GIVEN RECORDS:
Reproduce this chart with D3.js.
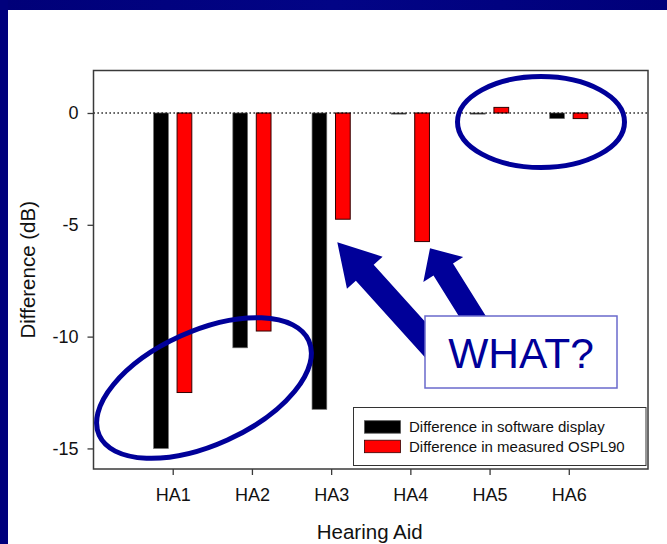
<!DOCTYPE html>
<html>
<head>
<meta charset="utf-8">
<script src="https://cdn.jsdelivr.net/npm/d3@7"></script>
<style>
  html, body { margin: 0; padding: 0; background: #ffffff; overflow: hidden; width: 667px; height: 544px; }
  svg { display: block; font-family: "Liberation Sans", Arial, sans-serif; }
</style>
</head>
<body>
<svg id="chart" width="667" height="544" viewBox="0 0 667 544"></svg>
<script>
// ---- data ----
const categories = ["HA1", "HA2", "HA3", "HA4", "HA5", "HA6"];
const softwareDisplay = [-15, -10.5, -13.25, -0.05, -0.05, -0.25];
const measuredOSPL90 = [-12.5, -9.75, -4.75, -5.75, 0.25, -0.25];
const yTickValues = [0, -5, -10, -15];
const seriesNames = ["Difference in software display", "Difference in measured OSPL90"];
const seriesColors = ["#000000", "#ff0000"];
const xTitle = "Hearing Aid";
const yTitle = "Difference (dB)";
const calloutText = "WHAT?";

// ---- layout ----
const W = 667, H = 544;
const plot = { left: 93.5, right: 648, top: 70.5, bottom: 469 };
const svg = d3.select("#chart");

// background: white slide with navy band on top and left
const defs = svg.append("defs");
const grad = defs.append("linearGradient").attr("id", "bg").attr("gradientUnits", "userSpaceOnUse")
  .attr("x1", 0).attr("y1", 0).attr("x2", W).attr("y2", 0);
grad.append("stop").attr("offset", "0").attr("stop-color", "#000078");
grad.append("stop").attr("offset", "0.5").attr("stop-color", "#020486");
grad.append("stop").attr("offset", "1").attr("stop-color", "#00007a");
svg.append("rect").attr("x", 0).attr("y", 0).attr("width", W).attr("height", H).attr("fill", "#ffffff");
svg.append("rect").attr("x", 0).attr("y", 0).attr("width", W).attr("height", 10).attr("fill", "url(#bg)");
svg.append("rect").attr("x", 0).attr("y", 0).attr("width", 8).attr("height", H).attr("fill", "#00007c");

// scales
const x = d3.scaleLinear().domain([0, categories.length + 1]).range([plot.left, plot.right]);
const y = d3.scaleLinear().domain([-15.92, 1.9]).range([plot.bottom, plot.top]);
const unit = x(1) - x(0);
const barW = unit * 0.186;
const offset = unit * 0.148;

const g = svg.append("g");

// bars
const series = [softwareDisplay, measuredOSPL90];
series.forEach((vals, si) => {
  g.append("g").selectAll("rect").data(vals).join("rect")
    .attr("x", (d, i) => x(i + 1) + (si === 0 ? -offset : offset) - barW / 2)
    .attr("y", d => y(Math.max(0, d)))
    .attr("width", barW)
    .attr("height", d => Math.abs(y(d) - y(0)))
    .attr("fill", seriesColors[si])
    .attr("stroke", si === 0 ? "#6b6b6b" : "#330000")
    .attr("stroke-width", si === 0 ? 0.7 : 1);
});

// zero reference line (dotted)
g.append("line")
  .attr("x1", plot.left).attr("x2", plot.right)
  .attr("y1", y(0)).attr("y2", y(0))
  .attr("stroke", "#000").attr("stroke-width", 1.3)
  .attr("stroke-dasharray", "1.3,2.7");

// frame
g.append("rect")
  .attr("x", plot.left).attr("y", plot.top)
  .attr("width", plot.right - plot.left).attr("height", plot.bottom - plot.top)
  .attr("fill", "none").attr("stroke", "#3a3a3a").attr("stroke-width", 1.5);

// y axis
const yAxis = g.append("g").attr("transform", `translate(${plot.left},0)`)
  .call(d3.axisLeft(y).tickValues(yTickValues).tickSize(6).tickPadding(9).tickFormat(d => String(d)));
yAxis.select(".domain").remove();
yAxis.selectAll("line").attr("stroke", "#3a3a3a").attr("stroke-width", 1.3);
yAxis.selectAll("text").attr("font-size", 18).attr("fill", "#111").attr("font-family", "Liberation Sans, Arial, sans-serif");

// x axis
const xAxis = g.append("g").attr("transform", `translate(0,${plot.bottom})`)
  .call(d3.axisBottom(x).tickValues(d3.range(1, categories.length + 1)).tickSize(6).tickPadding(13).tickFormat(d => categories[d - 1]));
xAxis.select(".domain").remove();
xAxis.selectAll("line").attr("stroke", "#3a3a3a").attr("stroke-width", 1.3);
xAxis.selectAll("text").attr("font-size", 18).attr("fill", "#111").attr("font-family", "Liberation Sans, Arial, sans-serif");

// axis titles
svg.append("text").attr("x", (plot.left + plot.right) / 2 - 1).attr("y", 539)
  .attr("text-anchor", "middle").attr("font-size", 20.5).attr("fill", "#111").text(xTitle);
svg.append("text").attr("transform", `translate(35,${(plot.top + plot.bottom) / 2}) rotate(-90)`)
  .attr("text-anchor", "middle").attr("font-size", 20.5).attr("fill", "#111").text(yTitle);

// legend
const leg = svg.append("g");
leg.append("rect").attr("x", 353.5).attr("y", 407.5).attr("width", 292.5).attr("height", 58)
  .attr("fill", "#fff").attr("stroke", "#333").attr("stroke-width", 1);
seriesNames.forEach((name, i) => {
  leg.append("rect").attr("x", 364.5).attr("y", 420.7 + i * 19.5).attr("width", 36).attr("height", 12.5)
    .attr("fill", seriesColors[i]).attr("stroke", i === 0 ? "#555" : "#330000").attr("stroke-width", 0.8);
  leg.append("text").attr("x", 409).attr("y", 432.3 + i * 19.5).attr("font-size", 15).attr("fill", "#111").text(name);
});

// ---- annotations ----
const annoColor = "#000099";
// ellipses
svg.append("ellipse").attr("cx", 204).attr("cy", 388).attr("rx", 115).attr("ry", 57)
  .attr("transform", "rotate(-24.3,204,388)")
  .attr("fill", "none").attr("stroke", annoColor).attr("stroke-width", 5);
svg.append("ellipse").attr("cx", 541).attr("cy", 122).attr("rx", 83.5).attr("ry", 45.5)
  .attr("fill", "none").attr("stroke", annoColor).attr("stroke-width", 5);

// block arrows
function blockArrow(tip, dir, len, shaftW, headW, headL) {
  const n = Math.hypot(dir[0], dir[1]);
  const u = [dir[0] / n, dir[1] / n];
  const p = [u[1], -u[0]];
  const pt = (a, b) => [tip[0] + u[0] * a + p[0] * b, tip[1] + u[1] * a + p[1] * b];
  return [pt(0, 0), pt(headL, headW / 2), pt(headL, shaftW / 2), pt(len, shaftW / 2),
          pt(len, -shaftW / 2), pt(headL, -shaftW / 2), pt(headL, -headW / 2)];
}
const arrows = [
  blockArrow([337.3, 242.3], [0.67, 0.742], 175, 24, 48, 41),
  blockArrow([430, 248.3], [0.53, 0.848], 120, 23, 47, 25)
];
svg.append("g").selectAll("polygon").data(arrows).join("polygon")
  .attr("points", d => d.map(q => q.join(",")).join(" "))
  .attr("fill", annoColor);

// callout box
svg.append("rect").attr("x", 425).attr("y", 316).attr("width", 192).attr("height", 72)
  .attr("fill", "#fff").attr("stroke", "#6a6acc").attr("stroke-width", 1.5);
svg.append("text").attr("x", 521).attr("y", 368.3).attr("text-anchor", "middle")
  .attr("font-size", 42.5).attr("fill", annoColor).text(calloutText);
</script>
</body>
</html>
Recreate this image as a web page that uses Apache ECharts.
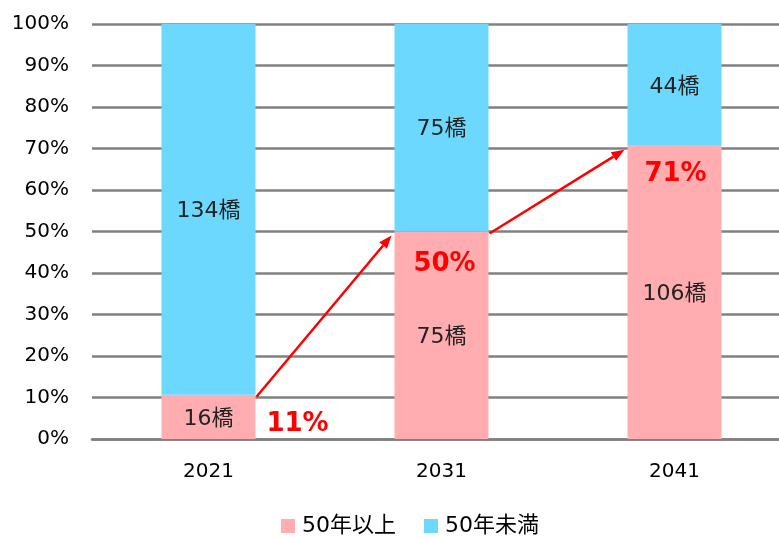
<!DOCTYPE html>
<html>
<head>
<meta charset="utf-8">
<script src="https://cdn.jsdelivr.net/npm/echarts@6/dist/echarts.min.js"></script>
<style>
html, body { margin: 0; padding: 0; background: #fff; }
#bridges { width: 779px; height: 539px; }
</style>
</head>
<body>
<div id="bridges"></div>
<script>
// 年度
var years = ['2021', '2031', '2041']
// 橋の数
var over50 = [16, 75, 106]
var under50 = [134, 75, 44]
var seriesNames = ['50年以上', '50年未満']
var yTicks = [0, 10, 20, 30, 40, 50, 60, 70, 80, 90, 100]

var font = '"DejaVu Sans", "Noto Sans CJK JP", sans-serif'
var pink = '#FFADB0'
var blue = '#6DD8FE'
var barW = 94

var overPct = [], underPct = []
for (var i = 0; i < years.length; i++) {
  var total = over50[i] + under50[i]
  overPct.push(over50[i] / total * 100)
  underPct.push(under50[i] / total * 100)
}

// 赤い%ラベルの位置（バーの上端からずらす）
var pctOffsets = [[89, 30], [3, 33], [1, 29]]

var chart = echarts.init(document.getElementById('bridges'))

var option = {
  backgroundColor: '#fff',
  animation: false,
  textStyle: { fontFamily: font },
  grid: { left: 92, right: -12, top: 24, bottom: 100, outerBoundsMode: 'none', containLabel: false },
  legend: {
    data: seriesNames,
    top: 514,
    left: 281,
    padding: 0,
    icon: 'rect',
    itemWidth: 14,
    itemHeight: 14,
    itemGap: 28,
    textStyle: { fontSize: 22, lineHeight: 24, color: '#000', fontFamily: font, padding: [0, 0, 0, 2] }
  },
  xAxis: {
    type: 'category',
    data: years,
    axisLine: { lineStyle: { color: '#808080', width: 2.5 } },
    axisTick: { show: false },
    axisLabel: { color: '#000', fontSize: 20, margin: 23 }
  },
  yAxis: {
    type: 'value',
    min: yTicks[0],
    max: yTicks[yTicks.length - 1],
    interval: 10,
    axisLine: { show: false },
    axisTick: { show: false },
    splitLine: { lineStyle: { color: '#808080', width: 2.5 } },
    axisLabel: { color: '#000', fontSize: 20, margin: 23, formatter: '{value}%' }
  },
  series: [
    {
      name: seriesNames[0],
      type: 'bar',
      stack: 'all',
      barWidth: barW,
      itemStyle: { color: pink },
      label: {
        show: true,
        position: 'inside',
        offset: [0, 2],
        color: '#222',
        fontSize: 22,
        formatter: function (p) { return over50[p.dataIndex] + '橋' }
      },
      data: overPct,
      markPoint: {
        symbol: 'rect',
        symbolSize: 1,
        itemStyle: { color: 'rgba(0,0,0,0)' },
        label: {
          show: true,
          color: '#FF0000',
          fontSize: 26,
          fontWeight: 'bold',
          fontFamily: font
        },
        data: overPct.map(function (v, i) {
          return {
            coord: [i, v],
            value: Math.round(v) + '%',
            label: { offset: pctOffsets[i], formatter: Math.round(v) + '%' }
          }
        })
      }
    },
    {
      name: seriesNames[1],
      type: 'bar',
      stack: 'all',
      barWidth: barW,
      itemStyle: { color: blue },
      label: {
        show: true,
        position: 'inside',
        offset: [0, 2],
        color: '#222',
        fontSize: 22,
        formatter: function (p) { return under50[p.dataIndex] + '橋' }
      },
      data: underPct
    }
  ]
}
chart.setOption(option)

// 矢印
function arrow(x1, y1, x2, y2) {
  var ang = Math.atan2(y2 - y1, x2 - x1)
  var hl = 13, hw = 5
  var bx = x2 - hl * Math.cos(ang), by = y2 - hl * Math.sin(ang)
  var px = -Math.sin(ang) * hw, py = Math.cos(ang) * hw
  return [
    {
      type: 'line',
      shape: { x1: x1, y1: y1, x2: bx, y2: by },
      style: { stroke: '#FF0000', lineWidth: 2.5 }
    },
    {
      type: 'polygon',
      shape: { points: [[x2, y2], [bx + px, by + py], [bx - px, by - py]] },
      style: { fill: '#FF0000' }
    }
  ]
}
var graphics = []
for (var k = 0; k < years.length - 1; k++) {
  var a = chart.convertToPixel({ seriesIndex: 0 }, [k, overPct[k]])
  var b = chart.convertToPixel({ seriesIndex: 0 }, [k + 1, overPct[k + 1]])
  var sx = a[0] + barW / 2 + 1, sy = a[1] + 2
  var ex = b[0] - barW / 2 - 3, ey = b[1] + 4
  graphics = graphics.concat(arrow(sx, sy, ex, ey))
}
chart.setOption({ graphic: graphics })
</script>
</body>
</html>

WHAT YOU ARE ASKED TO DO:
Show all lines from the listing above in which "with" appears.

ANSWER TO THE TASK:
Reproduce this chart with D3.js.
// background: white slide with navy band on top and left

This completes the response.